The inspiration for this gown was a print from Godey's Ladies Book and October of 1831. During this romantic era the bonnet was introduced. It was said to defend a lady from the stray looks of a beau. This bonnet, made of satin to match her gown, was formed of buckram and decorated with lace and flowers. Ribbons could be tied or left to fly loose. The pocket, called a reticule, is of white on white embroidered cotton. Velvet was used to emphasize the width of the skirt and the line of the drop shoulders. Since the silk of the day was only woven 20 inches wide, two widths would be needed to form the large leg-o-mutton sleeves. Cushions stuffed with feathers were used to keep them puffed. The skirt is also held out by a large cushion. Fashion called for skirts with diameters of five feet. One maid placed three feather dusters beneath her skirt to go walking on Sunday.
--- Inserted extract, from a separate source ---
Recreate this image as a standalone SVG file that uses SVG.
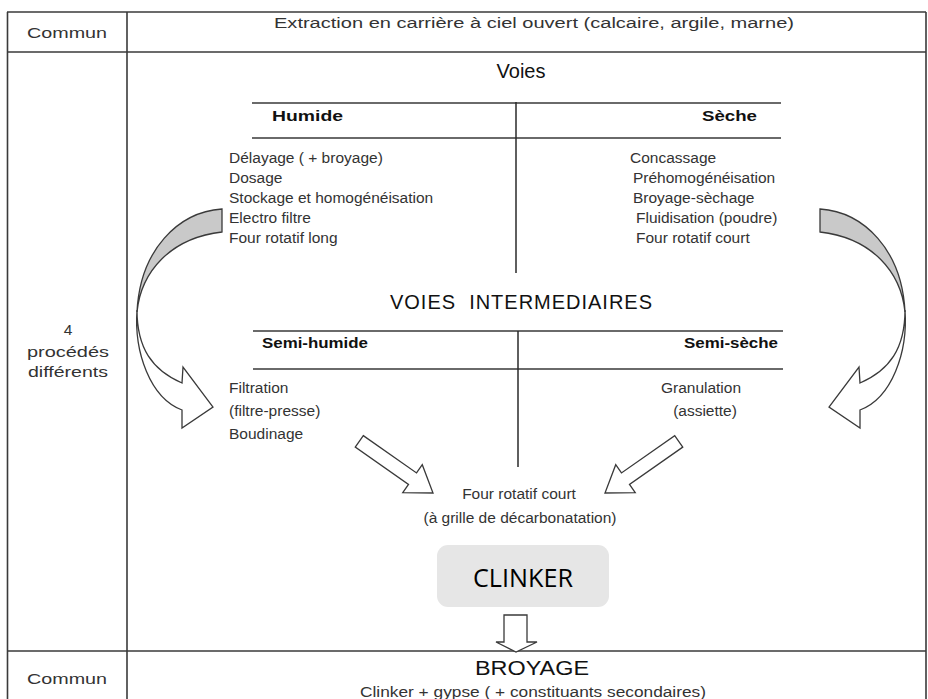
<svg xmlns="http://www.w3.org/2000/svg" xmlns:xlink="http://www.w3.org/1999/xlink" width="928" height="699" viewBox="0 0 928 699">
<style>
  .frame { stroke: #3a3a3a; stroke-width: 1.6; fill: none; }
  .rule { stroke: #6a6a6a; stroke-width: 2.2; fill: none; }
  .vrule { stroke: #2a2a2a; stroke-width: 1.5; fill: none; }
  .t { font-family: "Liberation Sans", Arial, sans-serif; fill: #333; font-size: 15.5px; }
  .h { font-family: "Liberation Sans", Arial, sans-serif; fill: #111; font-size: 15.5px; font-weight: bold; }
  .big { font-family: "Liberation Sans", Arial, sans-serif; fill: #111; font-size: 20px; }
  .c { text-anchor: middle; }
  .e { text-anchor: end; }
  .arrow { fill: #ffffff; stroke: #3a3a3a; stroke-width: 1.3; stroke-linejoin: miter; }
  .band { fill: #c9c9c9; stroke: #3a3a3a; stroke-width: 1.3; }
</style>
<defs>
  <g id="curved-arrow">
    <path class="arrow" d="M137,310 C137,348 152,370 182,383 L183,367 L213,407 L182,428 L182,410 C150,398 134,352 137,310 Z"/>
    <path class="band" d="M222,209 C178,212 140,250 137,312 C141,272 170,238 222,232 Z"/>
  </g>
  <path id="block-arrow" d="M-90,-7 L-25,-7 L-25,-17 L0,0 L-25,17 L-25,7 L-90,7 Z"/>
</defs>

<g id="table">
  <line class="frame" x1="7" y1="12" x2="926" y2="12"/>
  <line class="frame" x1="7.5" y1="12" x2="7.5" y2="699"/>
  <line class="frame" x1="926" y1="12" x2="926" y2="699"/>
  <line class="frame" x1="127" y1="12" x2="127" y2="699"/>
  <line class="frame" x1="7" y1="52" x2="926" y2="52"/>
  <line class="frame" x1="7" y1="651" x2="926" y2="651"/>
</g>

<g id="row-top">
  <text class="t c" x="67" y="38" font-size="15" textLength="80" lengthAdjust="spacingAndGlyphs">Commun</text>
  <text class="t c" x="534" y="28" font-size="16.5" textLength="520" lengthAdjust="spacingAndGlyphs">Extraction en carrière à ciel ouvert (calcaire, argile, marne)</text>
</g>

<g id="row-label">
  <text class="t c" x="68" y="335" font-size="15">4</text>
  <text class="t c" x="68" y="357" font-size="15" textLength="82" lengthAdjust="spacingAndGlyphs">procédés</text>
  <text class="t c" x="68" y="377" font-size="15" textLength="80" lengthAdjust="spacingAndGlyphs">différents</text>
</g>

<g id="voies">
  <text class="big c" x="521" y="78" font-size="24">Voies</text>
  <line class="rule" x1="252" y1="103" x2="781" y2="103"/>
  <line class="rule" x1="252" y1="138" x2="781" y2="138"/>
  <line class="vrule" x1="516" y1="102" x2="516" y2="273"/>
  <text class="h" x="272" y="121" textLength="71" lengthAdjust="spacingAndGlyphs">Humide</text>
  <text class="h" x="702" y="121" textLength="55" lengthAdjust="spacingAndGlyphs">Sèche</text>
</g>

<g id="humide-list">
  <text class="t" x="229" y="163">Délayage ( + broyage)</text>
  <text class="t" x="229" y="183">Dosage</text>
  <text class="t" x="229" y="203">Stockage et homogénéisation</text>
  <text class="t" x="229" y="223">Electro filtre</text>
  <text class="t" x="229" y="243">Four rotatif long</text>
</g>

<g id="seche-list">
  <text class="t" x="630" y="163">Concassage</text>
  <text class="t" x="633" y="183">Préhomogénéisation</text>
  <text class="t" x="633" y="203">Broyage-sèchage</text>
  <text class="t" x="636" y="223">Fluidisation (poudre)</text>
  <text class="t" x="636" y="243">Four rotatif court</text>
</g>

<g id="voies-intermediaires">
  <text class="big c" x="521" y="309" textLength="262" lengthAdjust="spacing" xml:space="preserve">VOIES  INTERMEDIAIRES</text>
  <line class="rule" x1="253" y1="331" x2="783" y2="331"/>
  <line class="rule" x1="253" y1="369" x2="783" y2="369"/>
  <line class="vrule" x1="518" y1="331" x2="518" y2="467"/>
  <text class="h" x="262" y="348" textLength="106" lengthAdjust="spacingAndGlyphs">Semi-humide</text>
  <text class="h" x="684" y="348" textLength="94" lengthAdjust="spacingAndGlyphs">Semi-sèche</text>
</g>

<g id="semi-humide-list">
  <text class="t" x="229" y="393">Filtration</text>
  <text class="t" x="229" y="416">(filtre-presse)</text>
  <text class="t" x="229" y="439">Boudinage</text>
</g>

<g id="semi-seche-list">
  <text class="t c" x="701" y="393">Granulation</text>
  <text class="t c" x="705" y="416">(assiette)</text>
</g>

<g id="four-court">
  <text class="t c" x="519" y="499">Four rotatif court</text>
  <text class="t c" x="520" y="523">(à grille de décarbonatation)</text>
</g>

<g id="clinker">
  <rect x="437" y="545" width="172" height="62" rx="11" ry="11" fill="#e6e6e6"/>
  <text x="523" y="587" text-anchor="middle" font-family="'Open Sans', 'Liberation Sans', sans-serif" font-size="26" fill="#000" textLength="100" lengthAdjust="spacingAndGlyphs">CLINKER</text>
</g>

<g id="row-bottom">
  <text class="t c" x="67" y="684" font-size="15" textLength="80" lengthAdjust="spacingAndGlyphs">Commun</text>
  <text class="big c" x="532" y="675" fill="#333" textLength="114" lengthAdjust="spacingAndGlyphs">BROYAGE</text>
  <text class="t c" x="533" y="697" font-size="15" textLength="346" lengthAdjust="spacingAndGlyphs">Clinker + gypse ( + constituants secondaires)</text>
</g>

<g id="connectors">
  <use xlink:href="#curved-arrow" href="#curved-arrow"/>
  <use xlink:href="#curved-arrow" href="#curved-arrow" transform="translate(1042,0) scale(-1,1)"/>
  <use xlink:href="#block-arrow" href="#block-arrow" class="arrow" transform="translate(433,493) rotate(35)"/>
  <use xlink:href="#block-arrow" href="#block-arrow" class="arrow" transform="translate(605,493) rotate(145)"/>
  <path class="arrow" d="M504,615 L527,615 L527,642 L537,642 L516,652 L496,642 L504,642 Z"/>
</g>
</svg>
Full skirts were even worn in factories. The hazard of this was noted in the newspapers of the day, with women dying when their gowns became entangled in the machinery. Fire was also a killer if they brushed too near the fireplace.

Stiff petticoats also helped hold out the skirts of the gowns. Beneath the dress are not only the cushions and several petticoats but a chemise, a corset, a corset cover, and bloomers. Her shoes are still flat and she is wearing white stockings.